Su-27 landing in Jersey after displaying. Photo courtesy of Frank Hawksworth

In Jersey he demonstrated a solo Sukhoi Su-27 Flanker fighter jet which resembled a Klingon starship over St Aubins’s Bay. Wowing the crowd with a demonstration of the then unique Cobra maneouvre used by the Su-27 to cause a pursuing fighter to overshoot his aircraft and enable him to reverse roles and enter into a shooting position on his opponent. This entailed a rapid de-acceleration of his aircraft akin to an emergency stop in a car. It was achieved by snapping the throttles closed and pulling the control stick back 90 degrees to the horizontal causing the aircraft’s belly to face the oncoming airflow and the resulting drag almost bringing the aircraft to an almost a complete halt. This was followed by a quick pitch of the nose forward and opening the throttle. The manoeuvre looked very much like a Cobra snake standing on its tail and then lunging forward at its prey – hence its name. Whereas the manoeuvre could cause many Western aircraft to flame out the unique air intake arrangements on the Su-27 facilitated the manoeuvre.

Other lasting memories were his low level flight from West Park to St Aubins village which resembled two sharks racing each other across the Bay because all that could be seen by the crowd further away from the sea wall were the aircraft’s two vertical fins showing above the sea wall, and later his aileron roll over the runway at 50 feet on his departure to Moscow after the air show. His aircraft crammed full of Camel cigarettes and other gifts and souvenirs.

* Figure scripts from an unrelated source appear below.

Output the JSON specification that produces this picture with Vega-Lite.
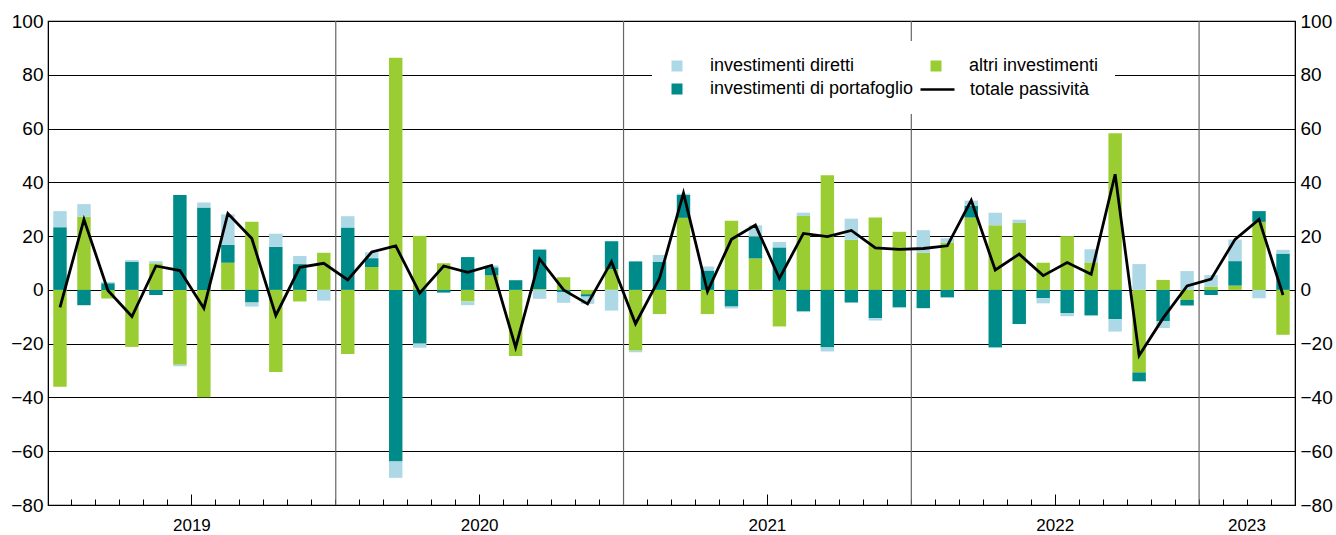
{
  "$schema": "https://vega.github.io/schema/vega-lite/v6.json",
  "width": 1247,
  "height": 484,
  "autosize": {"type": "none"},
  "padding": {"left": 48, "top": 21, "right": 41, "bottom": 30},
  "config": {
    "font": "Liberation Sans",
    "view": {"stroke": "#000", "strokeWidth": 1.2},
    "axis": {"labelColor": "#000", "labelFont": "Liberation Sans"},
    "axisX": {
      "title": null,
      "bandPosition": 0,
      "labelExpr": "slice(datum.value, 5) === '07' || datum.value === '2023-03' ? slice(datum.value, 0, 4) : ''",
      "labelAngle": 0,
      "labelOverlap": false,
      "labelBound": false,
      "labelFontSize": 17,
      "labelPadding": 18,
      "labelOffset": -12,
      "labelBaseline": "top",
      "tickSize": -6,
      "tickColor": "#000",
      "tickWidth": 1,
      "domainColor": "#000",
      "domainWidth": 1.2,
      "grid": false
    },
    "legend": {"labelColor": "#000", "labelFont": "Liberation Sans"}
  },
  "data": {
    "values": [
      {"mese": "2019-01", "investimenti diretti": 6.0, "investimenti di portafoglio": 23.3, "altri investimenti": -36.0, "totale passività": -6.5},
      {"mese": "2019-02", "investimenti diretti": 4.7, "investimenti di portafoglio": -5.7, "altri investimenti": 27.2, "totale passività": 26.2},
      {"mese": "2019-03", "investimenti diretti": 0.4, "investimenti di portafoglio": 2.5, "altri investimenti": -3.2, "totale passività": -0.2},
      {"mese": "2019-04", "investimenti diretti": 0.6, "investimenti di portafoglio": 10.5, "altri investimenti": -21.2, "totale passività": -9.9},
      {"mese": "2019-05", "investimenti diretti": 0.8, "investimenti di portafoglio": -1.9, "altri investimenti": 9.9, "totale passività": 8.9},
      {"mese": "2019-06", "investimenti diretti": -0.6, "investimenti di portafoglio": 35.3, "altri investimenti": -27.8, "totale passività": 7.2},
      {"mese": "2019-07", "investimenti diretti": 1.9, "investimenti di portafoglio": 30.6, "altri investimenti": -39.9, "totale passività": -6.8},
      {"mese": "2019-08", "investimenti diretti": 11.3, "investimenti di portafoglio": 6.7, "altri investimenti": 10.1, "totale passività": 28.4},
      {"mese": "2019-09", "investimenti diretti": -1.5, "investimenti di portafoglio": -4.7, "altri investimenti": 25.3, "totale passività": 19.1},
      {"mese": "2019-10", "investimenti diretti": 4.9, "investimenti di portafoglio": 16.0, "altri investimenti": -30.5, "totale passività": -9.5},
      {"mese": "2019-11", "investimenti diretti": 3.0, "investimenti di portafoglio": 9.6, "altri investimenti": -4.3, "totale passività": 8.4},
      {"mese": "2019-12", "investimenti diretti": -4.0, "investimenti di portafoglio": 0.0, "altri investimenti": 13.8, "totale passività": 9.9},
      {"mese": "2020-01", "investimenti diretti": 4.2, "investimenti di portafoglio": 23.2, "altri investimenti": -23.8, "totale passività": 3.7},
      {"mese": "2020-02", "investimenti diretti": 2.2, "investimenti di portafoglio": 3.3, "altri investimenti": 8.5, "totale passività": 14.1},
      {"mese": "2020-03", "investimenti diretti": -6.1, "investimenti di portafoglio": -63.8, "altri investimenti": 86.3, "totale passività": 16.4},
      {"mese": "2020-04", "investimenti diretti": -1.5, "investimenti di portafoglio": -20.0, "altri investimenti": 20.1, "totale passività": -1.2},
      {"mese": "2020-05", "investimenti diretti": 0.0, "investimenti di portafoglio": -1.0, "altri investimenti": 9.9, "totale passività": 8.9},
      {"mese": "2020-06", "investimenti diretti": -1.4, "investimenti di portafoglio": 12.2, "altri investimenti": -4.3, "totale passività": 6.5},
      {"mese": "2020-07", "investimenti diretti": 0.7, "investimenti di portafoglio": 3.0, "altri investimenti": 5.4, "totale passività": 9.1},
      {"mese": "2020-08", "investimenti diretti": 0.0, "investimenti di portafoglio": 3.6, "altri investimenti": -24.6, "totale passività": -21.4},
      {"mese": "2020-09", "investimenti diretti": -3.3, "investimenti di portafoglio": 14.7, "altri investimenti": 0.3, "totale passività": 11.5},
      {"mese": "2020-10", "investimenti diretti": -3.9, "investimenti di portafoglio": -0.9, "altri investimenti": 4.7, "totale passività": 0.0},
      {"mese": "2020-11", "investimenti diretti": -2.7, "investimenti di portafoglio": -0.9, "altri investimenti": -1.6, "totale passività": -5.2},
      {"mese": "2020-12", "investimenti diretti": -7.7, "investimenti di portafoglio": 10.4, "altri investimenti": 7.7, "totale passività": 10.5},
      {"mese": "2021-01", "investimenti diretti": -0.6, "investimenti di portafoglio": 10.6, "altri investimenti": -22.6, "totale passività": -12.6},
      {"mese": "2021-02", "investimenti diretti": 2.5, "investimenti di portafoglio": 10.5, "altri investimenti": -9.0, "totale passività": 4.3},
      {"mese": "2021-03", "investimenti diretti": 0.5, "investimenti di portafoglio": 8.5, "altri investimenti": 26.8, "totale passività": 36.0},
      {"mese": "2021-04", "investimenti diretti": 1.5, "investimenti di portafoglio": 7.2, "altri investimenti": -9.0, "totale passività": -0.6},
      {"mese": "2021-05", "investimenti diretti": -0.7, "investimenti di portafoglio": -6.2, "altri investimenti": 25.7, "totale passività": 18.8},
      {"mese": "2021-06", "investimenti diretti": 4.2, "investimenti di portafoglio": 8.1, "altri investimenti": 11.7, "totale passività": 24.1},
      {"mese": "2021-07", "investimenti diretti": 2.0, "investimenti di portafoglio": 15.8, "altri investimenti": -13.6, "totale passività": 4.3},
      {"mese": "2021-08", "investimenti diretti": 1.2, "investimenti di portafoglio": -8.0, "altri investimenti": 27.5, "totale passività": 21.0},
      {"mese": "2021-09", "investimenti diretti": -1.5, "investimenti di portafoglio": -21.4, "altri investimenti": 42.6, "totale passività": 19.8},
      {"mese": "2021-10", "investimenti diretti": 7.9, "investimenti di portafoglio": -4.7, "altri investimenti": 18.6, "totale passività": 22.1},
      {"mese": "2021-11", "investimenti diretti": -0.9, "investimenti di portafoglio": -10.5, "altri investimenti": 26.9, "totale passività": 15.6},
      {"mese": "2021-12", "investimenti diretti": 0.0, "investimenti di portafoglio": -6.5, "altri investimenti": 21.6, "totale passività": 15.1},
      {"mese": "2022-01", "investimenti diretti": 8.4, "investimenti di portafoglio": -6.8, "altri investimenti": 13.8, "totale passività": 15.4},
      {"mese": "2022-02", "investimenti diretti": 1.7, "investimenti di portafoglio": -2.8, "altri investimenti": 17.5, "totale passività": 16.4},
      {"mese": "2022-03", "investimenti diretti": 1.9, "investimenti di portafoglio": 4.4, "altri investimenti": 26.9, "totale passività": 33.3},
      {"mese": "2022-04", "investimenti diretti": 4.7, "investimenti di portafoglio": -21.4, "altri investimenti": 24.0, "totale passività": 7.4},
      {"mese": "2022-05", "investimenti diretti": 1.2, "investimenti di portafoglio": -12.7, "altri investimenti": 24.9, "totale passività": 13.3},
      {"mese": "2022-06", "investimenti diretti": -1.9, "investimenti di portafoglio": -3.1, "altri investimenti": 10.1, "totale passività": 5.3},
      {"mese": "2022-07", "investimenti diretti": -1.2, "investimenti di portafoglio": -8.6, "altri investimenti": 20.0, "totale passività": 10.2},
      {"mese": "2022-08", "investimenti diretti": 4.9, "investimenti di portafoglio": -9.5, "altri investimenti": 10.2, "totale passività": 5.8},
      {"mese": "2022-09", "investimenti diretti": -4.6, "investimenti di portafoglio": -10.9, "altri investimenti": 58.3, "totale passività": 43.0},
      {"mese": "2022-10", "investimenti diretti": 9.6, "investimenti di portafoglio": -3.3, "altri investimenti": -30.7, "totale passività": -24.4},
      {"mese": "2022-11", "investimenti diretti": -2.5, "investimenti di portafoglio": -11.7, "altri investimenti": 3.7, "totale passività": -10.5},
      {"mese": "2022-12", "investimenti diretti": 7.0, "investimenti di portafoglio": -2.1, "altri investimenti": -3.7, "totale passività": 1.5},
      {"mese": "2023-01", "investimenti diretti": 4.3, "investimenti di portafoglio": -1.9, "altri investimenti": 1.2, "totale passività": 4.0},
      {"mese": "2023-02", "investimenti diretti": 8.0, "investimenti di portafoglio": 9.1, "altri investimenti": 1.6, "totale passività": 18.8},
      {"mese": "2023-03", "investimenti diretti": -3.1, "investimenti di portafoglio": 4.0, "altri investimenti": 25.3, "totale passività": 26.2},
      {"mese": "2023-04", "investimenti diretti": 1.4, "investimenti di portafoglio": 13.5, "altri investimenti": -16.7, "totale passività": -1.9}
    ]
  },
  "layer": [
    {
      "transform": [{"filter": "slice(datum.mese, 5) === '01' && datum.mese !== '2019-01'"}],
      "mark": {"type": "rule", "color": "#666666", "strokeWidth": 1.2},
      "encoding": {
        "x": {"field": "mese", "type": "ordinal", "bandPosition": 0, "scale": {"paddingInner": 0, "paddingOuter": 0}}
      }
    },
    {
      "transform": [{"fold": ["altri investimenti", "investimenti di portafoglio", "investimenti diretti"], "as": ["serie", "valore"]}],
      "mark": {"type": "bar", "width": {"band": 0.56}},
      "encoding": {
        "x": {
          "field": "mese", "type": "ordinal", "scale": {"paddingInner": 0, "paddingOuter": 0},
          "axis": {
            "tickSize": {"condition": {"test": "slice(datum.value, 5) === '07'", "value": -11}, "value": -6},
            "labelPadding": {"condition": {"test": "slice(datum.value, 5) === '07'", "value": 23}, "value": 18}
          }
        },
        "y": {
          "field": "valore", "type": "quantitative", "stack": "zero",
          "scale": {"domain": [-80, 100], "nice": false},
          "axis": {
            "title": null,
            "orient": "left",
            "values": [-80, -60, -40, -20, 0, 20, 40, 60, 80, 100],
            "grid": true,
            "gridColor": "#000",
            "gridWidth": 1.2,
            "gridOpacity": 1,
            "tickSize": 0,
            "domainColor": "#000",
            "labelFontSize": 19,
            "labelPadding": 5
          }
        },
        "order": {"field": "serie", "sort": "ascending"},
        "color": {
          "field": "serie", "type": "nominal",
          "scale": {
            "domain": ["investimenti diretti", "investimenti di portafoglio", "altri investimenti"],
            "range": ["#add8e6", "#008b8b", "#9acd32"]
          },
          "legend": {
            "title": null,
            "orient": "none",
            "legendX": 604,
            "legendY": 20,
            "columns": 2,
            "symbolType": "square",
            "symbolSize": 121,
            "symbolStrokeWidth": 0,
            "labelFontSize": 18,
            "labelOffset": 24,
            "labelLimit": 400,
            "columnPadding": 13,
            "rowPadding": 5,
            "padding": 16,
            "fillColor": "#ffffff"
          }
        }
      }
    },
    {
      "mark": {"type": "line", "strokeWidth": 2.8, "strokeJoin": "miter"},
      "encoding": {
        "x": {"field": "mese", "type": "ordinal", "scale": {"paddingInner": 0, "paddingOuter": 0}},
        "y": {
          "field": "totale passività", "type": "quantitative",
          "axis": {
            "title": null,
            "orient": "right",
            "values": [-80, -60, -40, -20, 0, 20, 40, 60, 80, 100],
            "grid": false,
            "tickSize": 0,
            "domainColor": "#000",
            "labelFontSize": 19,
            "labelPadding": 5
          }
        },
        "stroke": {
          "datum": "totale passività", "type": "nominal",
          "scale": {"range": ["#000000"]},
          "legend": {
            "title": null,
            "orient": "none",
            "legendX": 867,
            "legendY": 46,
            "symbolType": "stroke",
            "symbolSize": 1156,
            "symbolStrokeWidth": 2.5,
            "labelFontSize": 18,
            "labelOffset": 14,
            "labelLimit": 400,
            "padding": 4
          }
        }
      }
    }
  ]
}
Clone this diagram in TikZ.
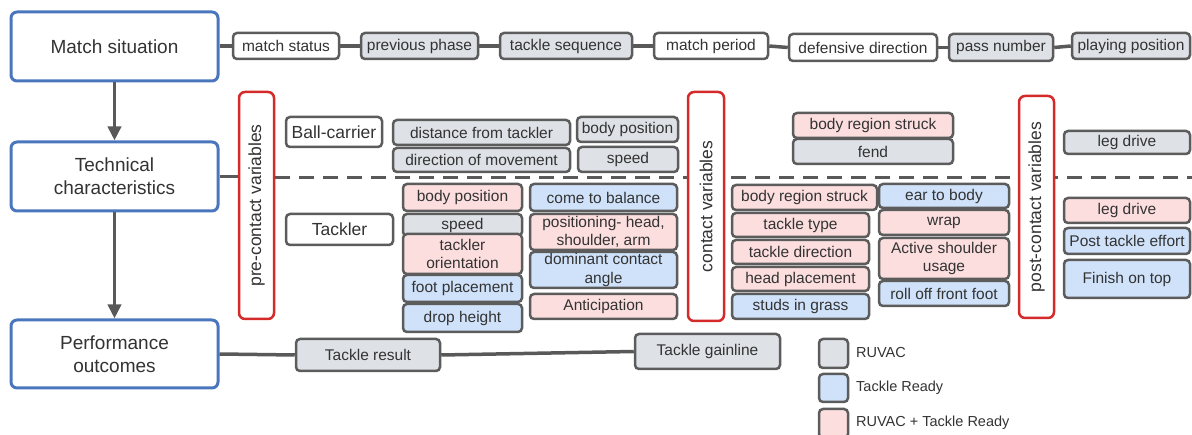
\documentclass[tikz,border=0pt]{standalone}
\usepackage{fontspec}
\setmainfont{Liberation Sans}
\usetikzlibrary{arrows.meta,backgrounds}
\definecolor{bd}{HTML}{5C5C5C}
\definecolor{tx}{HTML}{333333}
\definecolor{gr}{HTML}{DEE1E6}
\definecolor{bl}{HTML}{CFE2FA}
\definecolor{pk}{HTML}{FCDEDF}
\definecolor{mb}{HTML}{4A76BE}
\definecolor{rd}{HTML}{D42A2A}
\definecolor{ln}{HTML}{595959}
\newcommand{\B}[7]{\node[#2, minimum width={(#5-#3)*1pt}, minimum height={(#6-#4)*1pt}] (#1) at ({(#3+#5)/2},{(#4+#6)/2}) {#7};}
\tikzset{
  sbox/.style={draw=bd, line width=2.5pt, rounded corners=4pt, text=tx, inner sep=0pt, align=center,
    font=\fontsize{15.5}{18.5}\selectfont},
  boxg/.style={sbox, fill=gr},
  boxb/.style={sbox, fill=bl},
  boxp/.style={sbox, fill=pk},
  boxw/.style={sbox, fill=white},
  boxl/.style={boxw, font=\fontsize{17.5}{21}\selectfont},
  mbox/.style={draw=mb, line width=3pt, rounded corners=6pt, fill=white, text=tx, inner sep=0pt, align=center,
    font=\fontsize{19}{23}\selectfont},
  rbox/.style={draw=rd, line width=2.5pt, rounded corners=6pt, fill=white, inner sep=0pt},
  vlab/.style={rotate=90, text=tx, inner sep=0pt, font=\fontsize{17.5}{21}\selectfont},
  conn/.style={draw=ln, line width=3.5pt},
  arr/.style={conn, -{Triangle[length=14pt,width=13pt]}},
  sep/.style={draw=ln, line width=3pt, dash pattern=on 15pt off 9pt},
  legt/.style={anchor=west, text=tx, inner sep=0pt, font=\fontsize{14.5}{17}\selectfont}
}
\begin{document}
\begin{tikzpicture}[x=1pt,y=-1pt]
\useasboundingbox (0,0) rectangle (1192,435);
% main boxes
\B{match}{mbox}{11}{12}{218}{81}{Match situation}
\B{tech}{mbox}{11}{142}{218}{211}{Technical\\characteristics}
\B{perf}{mbox}{11}{320}{218}{388}{Performance\\outcomes}
% top row
\B{ms}{boxw}{233}{33}{339}{59}{match status}
\B{pp}{boxg}{361}{33}{478}{59}{previous phase}
\B{ts}{boxg}{500}{33}{632}{59}{tackle sequence}
\B{mp}{boxw}{654}{33}{768}{59}{match period}
\B{dd}{boxw}{789}{34}{937}{61}{defensive direction}
\B{pn}{boxg}{949}{34}{1053}{61}{pass number}
\B{pl}{boxg}{1072}{33}{1190}{59}{playing position}
% red phase boxes
\B{pre}{rbox}{239}{92}{274}{319}{}
\B{con}{rbox}{688}{92}{724}{321}{}
\B{post}{rbox}{1019}{96}{1054}{318}{}
\node[vlab] (pretxt) at (pre.center) {pre-contact variables};
\node[vlab] (contxt) at (con.center) {contact variables};
\node[vlab] (posttxt) at (post.center) {post-contact variables};
% ball-carrier
\B{bc}{boxl}{286}{117}{382}{147}{Ball-carrier}
\B{dft}{boxg}{393}{120}{570}{145}{distance from tackler}
\B{dom}{boxg}{393}{148}{570}{172}{direction of movement}
\B{bpb}{boxg}{577}{117}{678}{142}{body position}
\B{spb}{boxg}{578}{147}{678}{172}{speed}
\B{brsa}{boxp}{793}{113}{953}{138}{body region struck}
\B{fend}{boxg}{793}{139}{953}{164}{fend}
\B{lda}{boxg}{1064}{131}{1190}{154}{leg drive}
% tackler
\B{tk}{boxl}{286}{214}{393}{245}{Tackler}
\B{bpt}{boxp}{403}{184}{522}{211}{body position}
\B{spt}{boxg}{403}{214}{522}{236}{speed}
\B{tor}{boxp}{403}{234}{522}{274}{tackler\\orientation}
\B{fp}{boxb}{403}{275}{522}{302}{foot placement}
\B{dh}{boxb}{403}{304}{522}{332}{drop height}
\B{ctb}{boxb}{530}{184}{677}{211}{come to balance}
\B{pos}{boxp}{530}{214}{677}{250}{positioning- head,\\shoulder, arm}
\B{dca}{boxb}{530}{252}{677}{288}{dominant contact\\angle}
\B{ant}{boxp}{530}{294}{677}{319}{Anticipation}
\B{brsb}{boxp}{732}{185}{877}{210}{body region struck}
\B{tt}{boxp}{732}{213}{869}{237}{tackle type}
\B{td}{boxp}{732}{240}{869}{264}{tackle direction}
\B{hp}{boxp}{732}{267}{869}{291}{head placement}
\B{sig}{boxb}{732}{294}{869}{319}{studs in grass}
\B{etb}{boxb}{879}{184}{1009}{208}{ear to body}
\B{wrap}{boxp}{879}{210}{1009}{235}{wrap}
\B{asu}{boxp}{879}{238}{1009}{279}{Active shoulder\\usage}
\B{roff}{boxb}{879}{281}{1009}{306}{roll off front foot}
\B{ldb}{boxp}{1064}{198}{1190}{223}{leg drive}
\B{pte}{boxb}{1064}{228}{1190}{254}{Post tackle effort}
\B{fot}{boxb}{1064}{260}{1190}{298}{Finish on top}
% performance
\B{tr}{boxg}{296}{339}{440}{371}{Tackle result}
\B{tg}{boxg}{635}{334}{780}{369}{Tackle gainline}
% legend
\B{lga}{boxg}{819}{339}{848}{368}{}
\B{lgb}{boxb}{819}{374}{848}{402}{}
\B{lgc}{boxp}{819}{409}{848}{438}{}
\node[legt] (lta) at (856,353) {RUVAC};
\node[legt] (ltb) at (856,388) {Tackle Ready};
\node[legt] (ltc) at (856,423) {RUVAC + Tackle Ready};
\coordinate (dashend) at (1192,178);
% connectors
\begin{pgfonlayer}{background}
\draw[sep] (pre.east |- dashend) -- (dashend);
\end{pgfonlayer}
\draw[arr] (match) -- (tech);
\draw[arr] (tech) -- (perf);
\draw[conn] (match.east |- ms.west) -- (ms.west);
\draw[conn] (ms.east) -- (pp.west);
\draw[conn] (pp.east) -- (ts.west);
\draw[conn] (ts.east) -- (mp.west);
\draw[conn] (mp.east) -- (dd.west);
\draw[conn] (dd.east) -- (pn.west);
\draw[conn] (pn.east) -- (pl.west);
\draw[conn] (tech.east) -- (pre.west |- tech.east);
\draw[conn] (perf.east) -- (tr.west);
\draw[conn] (tr.east) -- (tg.west);
\end{tikzpicture}
\end{document}
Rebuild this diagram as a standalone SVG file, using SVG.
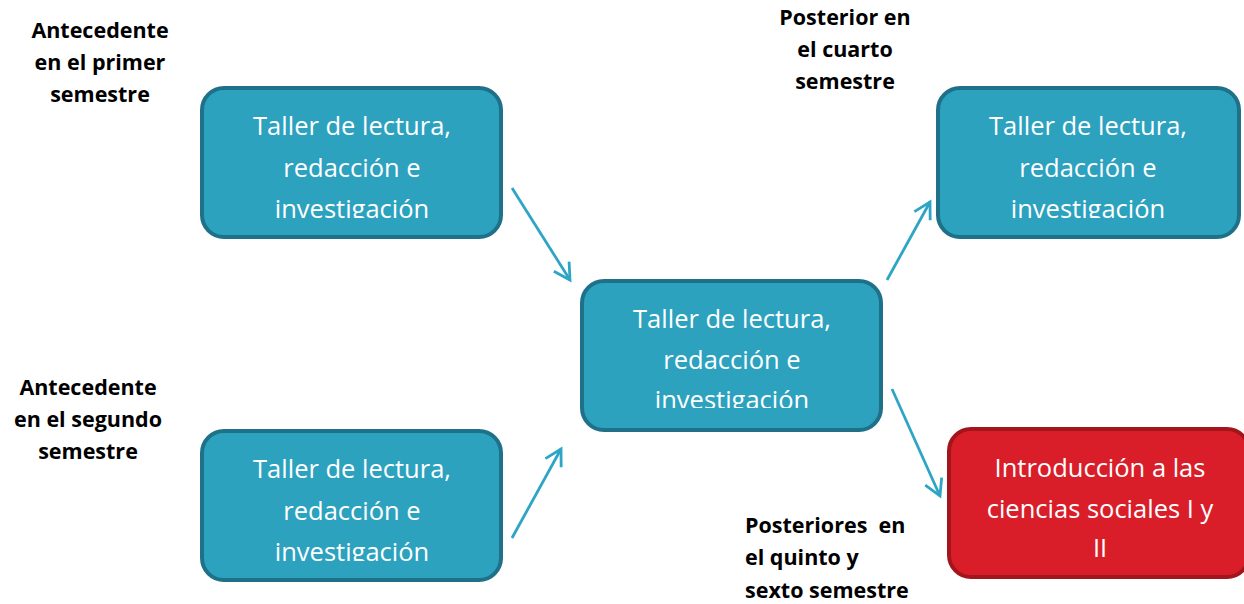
<svg xmlns="http://www.w3.org/2000/svg" width="1244" height="604" viewBox="0 0 1244 604">
<style>
.box{fill:#2ca2bf;stroke:#1f7189;stroke-width:4}
.red{fill:#d91e2a;stroke:#a3151d;stroke-width:4}
.bt{font-family:"Open Sans","Liberation Sans",sans-serif;font-size:25.5px;fill:#ffffff;text-anchor:middle}
.lb{font-family:"Open Sans","Liberation Sans",sans-serif;font-size:21.5px;font-weight:bold;fill:#000000}
.c{text-anchor:middle}
.conn line{stroke:#2ea5c5;stroke-width:2.8;fill:none;marker-end:url(#ah)}
</style>
<defs>
<marker id="ah" markerUnits="userSpaceOnUse" markerWidth="24" markerHeight="24" refX="18" refY="10" orient="auto" viewBox="0 0 24 20">
<path d="M2,1 L18,10 L2,19" fill="none" stroke="#2ea5c5" stroke-width="2.8" stroke-linejoin="miter"/>
</marker>
<clipPath id="c1"><rect x="200" y="85" width="305" height="133"/></clipPath>
<clipPath id="c2"><rect x="200" y="428" width="305" height="133"/></clipPath>
<clipPath id="c3"><rect x="580" y="278" width="305" height="130"/></clipPath>
<clipPath id="c4"><rect x="935" y="85" width="305" height="133"/></clipPath>
</defs>
<rect width="1244" height="604" fill="#ffffff"/>

<g id="label-antecedente-primer" class="lb c">
<text x="100" y="38">Antecedente</text>
<text x="100" y="70">en el primer</text>
<text x="100" y="102">semestre</text>
</g>
<g id="label-antecedente-segundo" class="lb c">
<text x="88" y="395">Antecedente</text>
<text x="88" y="427">en el segundo</text>
<text x="88" y="459">semestre</text>
</g>
<g id="label-posterior-cuarto" class="lb c">
<text x="845" y="25">Posterior en</text>
<text x="845" y="57">el cuarto</text>
<text x="845" y="89">semestre</text>
</g>
<g id="label-posteriores-quinto" class="lb">
<text x="745" y="533" xml:space="preserve">Posteriores  en</text>
<text x="745" y="565">el quinto y</text>
<text x="745" y="598">sexto semestre</text>
</g>

<g id="node-primer">
<rect class="box" x="202" y="88" width="299" height="149" rx="22"/>
<g clip-path="url(#c1)" class="bt">
<text x="352" y="135">Taller de lectura,</text>
<text x="352" y="177">redacción e</text>
<text x="352" y="218">investigación</text>
</g>
</g>
<g id="node-segundo">
<rect class="box" x="202" y="431" width="299" height="149" rx="22"/>
<g clip-path="url(#c2)" class="bt">
<text x="352" y="478">Taller de lectura,</text>
<text x="352" y="520">redacción e</text>
<text x="352" y="561">investigación</text>
</g>
</g>
<g id="node-centro">
<rect class="box" x="582" y="281" width="299" height="149" rx="22"/>
<g clip-path="url(#c3)" class="bt">
<text x="732" y="328">Taller de lectura,</text>
<text x="732" y="369">redacción e</text>
<text x="732" y="409">investigación</text>
</g>
</g>
<g id="node-cuarto">
<rect class="box" x="938" y="88" width="301" height="149" rx="22"/>
<g clip-path="url(#c4)" class="bt">
<text x="1088" y="135">Taller de lectura,</text>
<text x="1088" y="177">redacción e</text>
<text x="1088" y="218">investigación</text>
</g>
</g>
<g id="node-ciencias">
<rect class="red" x="949" y="429" width="300" height="148" rx="22"/>
<g class="bt">
<text x="1100" y="477">Introducción a las</text>
<text x="1100" y="518">ciencias sociales I y</text>
<text x="1100" y="557">II</text>
</g>
</g>

<g id="connectors" class="conn">
<line x1="512" y1="188" x2="570" y2="280"/>
<line x1="512" y1="538" x2="561" y2="449"/>
<line x1="887" y1="280" x2="930" y2="202"/>
<line x1="892" y1="389" x2="940" y2="496"/>
</g>
</svg>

Elsewhere, he was best remembered for his spectacular low-level ejection from a MiG-29 Fulcrum jet fighter following a birdstrike while displaying the then latest Russian fighter to the world at the Paris Air Show on June 8, 1989. He managed to steer the stricken jet away from the crowd before ejecting just 2.5 seconds before it hit the ground. The back injuries he sustained in this crash troubled him throughout his later flying career.

He continued to fly fast jets until the age of 65, logging some 4,800 hours of which more than 3,000 were during test flights.